Categorizing multilingual open-ended survey responses and social media comments using Natural Language Processing

crowd in a public square

A technical overview of our approach to overcoming the challenges of unsupervised text classification.

Text Classification is a very popular and well explored research and application area in machine learning. There are more and more sophisticated ways to classify text based on a statistical approach. Comparatively, unsupervised text classification—or clustering—does not share the same popularity. We aim to address the text classification problem with an unsupervised approach.

We receive many unstructured open-ended datasets that cannot be annotated or processed due to resource or knowledge scarcity. There is no way of applying supervised techniques on them, no matter how advanced or sophisticated the algorithms. Therefore, building a robust and easily-tunable unsupervised algorithm is our prime motive.

The principal challenge for this unsupervised task is that the input dataset is a corpus of unstructured, free-form documents. There are no restrictions on the length of each sample or the nature of the data itself; meaning that the datasets can be topical, conversational, or domain-specific. Moreover, the datasets also contain a lot of noise and that increases the difficulty to achieve optimum results.

Methodology

To develop the initial model, we used unstructured survey responses as our prime dataset for evaluation. This dataset is labelled by human annotators, so it provided a benchmark for our clustering algorithm. We used internal and external metrics for evaluation on this dataset.

Our clustering algorithm is based on contextual sentence semantic similarity and not on topic modelling, therefore it is deeper in language understanding. The vectorization that we use goes beyond the word/token level and seeks to understand the underlying meaning of words and their relationships. The algorithm is based on the transfer learning approach that postulates that instead of training on small datasets, a model should be trained on a large-scale dataset and then retrained on smaller ones. Training on a large dataset provides the model with necessary language skills that are utilized when it is fine trained on a small dataset. Further, another added benefit is the inclusion of a larger vocabulary from the large dataset and hence out-of-vocabulary tokens are minimized.

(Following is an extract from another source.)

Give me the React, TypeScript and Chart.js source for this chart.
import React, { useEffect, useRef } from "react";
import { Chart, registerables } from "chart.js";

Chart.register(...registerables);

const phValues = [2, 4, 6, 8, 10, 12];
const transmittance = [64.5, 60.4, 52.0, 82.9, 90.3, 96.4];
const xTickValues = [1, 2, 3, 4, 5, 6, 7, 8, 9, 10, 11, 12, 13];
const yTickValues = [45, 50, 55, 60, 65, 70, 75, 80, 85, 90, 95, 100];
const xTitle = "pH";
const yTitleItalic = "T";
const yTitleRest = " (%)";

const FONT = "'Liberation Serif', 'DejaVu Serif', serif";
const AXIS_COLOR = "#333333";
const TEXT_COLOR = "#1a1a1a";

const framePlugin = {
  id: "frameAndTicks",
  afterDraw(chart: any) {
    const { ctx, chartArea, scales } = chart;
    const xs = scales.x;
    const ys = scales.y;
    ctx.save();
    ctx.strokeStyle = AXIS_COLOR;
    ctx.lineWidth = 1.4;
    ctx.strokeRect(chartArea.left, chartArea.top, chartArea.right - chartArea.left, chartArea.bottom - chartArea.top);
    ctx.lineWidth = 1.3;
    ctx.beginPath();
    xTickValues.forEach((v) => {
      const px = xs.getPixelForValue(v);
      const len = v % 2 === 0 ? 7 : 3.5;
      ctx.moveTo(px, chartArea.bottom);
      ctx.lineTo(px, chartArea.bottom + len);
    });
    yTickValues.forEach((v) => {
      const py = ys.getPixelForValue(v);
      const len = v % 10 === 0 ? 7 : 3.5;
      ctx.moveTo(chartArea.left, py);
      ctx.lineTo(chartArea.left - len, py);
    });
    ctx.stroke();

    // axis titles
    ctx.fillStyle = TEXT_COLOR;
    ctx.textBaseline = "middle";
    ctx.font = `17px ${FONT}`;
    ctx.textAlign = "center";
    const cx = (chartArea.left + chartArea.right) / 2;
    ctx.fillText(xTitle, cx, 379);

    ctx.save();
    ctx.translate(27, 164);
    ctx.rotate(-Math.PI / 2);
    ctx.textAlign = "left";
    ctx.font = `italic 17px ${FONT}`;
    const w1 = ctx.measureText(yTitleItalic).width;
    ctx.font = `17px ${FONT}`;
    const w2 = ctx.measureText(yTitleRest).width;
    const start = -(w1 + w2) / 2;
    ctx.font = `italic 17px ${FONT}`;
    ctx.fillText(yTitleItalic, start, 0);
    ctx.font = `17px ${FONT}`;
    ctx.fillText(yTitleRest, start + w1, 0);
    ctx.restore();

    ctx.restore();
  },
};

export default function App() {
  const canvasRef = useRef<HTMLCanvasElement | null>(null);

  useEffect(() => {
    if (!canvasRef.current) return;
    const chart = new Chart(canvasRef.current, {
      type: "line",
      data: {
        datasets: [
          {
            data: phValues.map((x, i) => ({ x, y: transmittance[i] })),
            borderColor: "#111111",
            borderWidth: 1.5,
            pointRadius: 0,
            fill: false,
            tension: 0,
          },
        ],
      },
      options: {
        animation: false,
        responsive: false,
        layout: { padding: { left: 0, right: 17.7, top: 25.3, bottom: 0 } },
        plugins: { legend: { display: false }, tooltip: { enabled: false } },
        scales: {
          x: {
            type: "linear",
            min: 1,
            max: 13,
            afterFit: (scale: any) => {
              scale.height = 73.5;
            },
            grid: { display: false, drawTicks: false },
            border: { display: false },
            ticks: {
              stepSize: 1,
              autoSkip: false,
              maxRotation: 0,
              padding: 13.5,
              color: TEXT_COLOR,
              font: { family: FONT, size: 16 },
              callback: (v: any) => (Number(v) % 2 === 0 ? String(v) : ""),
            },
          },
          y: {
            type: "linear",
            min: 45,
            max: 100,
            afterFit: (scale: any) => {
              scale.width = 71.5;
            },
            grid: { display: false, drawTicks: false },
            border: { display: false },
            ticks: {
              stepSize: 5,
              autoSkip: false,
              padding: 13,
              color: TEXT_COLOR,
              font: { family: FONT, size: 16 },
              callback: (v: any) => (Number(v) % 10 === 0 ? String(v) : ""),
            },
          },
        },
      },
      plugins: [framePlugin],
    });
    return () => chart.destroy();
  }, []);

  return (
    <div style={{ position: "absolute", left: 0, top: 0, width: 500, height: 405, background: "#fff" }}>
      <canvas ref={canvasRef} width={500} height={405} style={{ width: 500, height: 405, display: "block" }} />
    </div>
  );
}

The algorithm uses a multi-stage process. Since our aim is to support mixed-language datasets—or multiple languages in a single file—the first stage is to detect non-English content and translate it into English. Following translation, all instances are processed in the same manner as done with monolingual datasets.

The next stage is the analysis of pair-wise similarity computation for sentences. The subsequent stages are concerned with hierarchical clustering steps that progressively dissolve minor clusters in an attempt to cluster remaining loose elements. A set of parameters control the resolution of clusters—whether clusters are to be few and general, or many and specific.

Evaluation

Given the unsupervised nature of the algorithm, we must be able to generalize it to allow its application to varied datasets. Generalization is required as for future data, there would not be any human labelling that can help verify accuracy; rather, only internal evaluation metrics will be available. During development, we relied on Fowlkes Mallows index to validate performance against the expert-labelled data. In the case of unlabelled data, we use a variety of internal evaluation metrics including Cosine, Correlation, Sqeuclidean, and Chebyshev.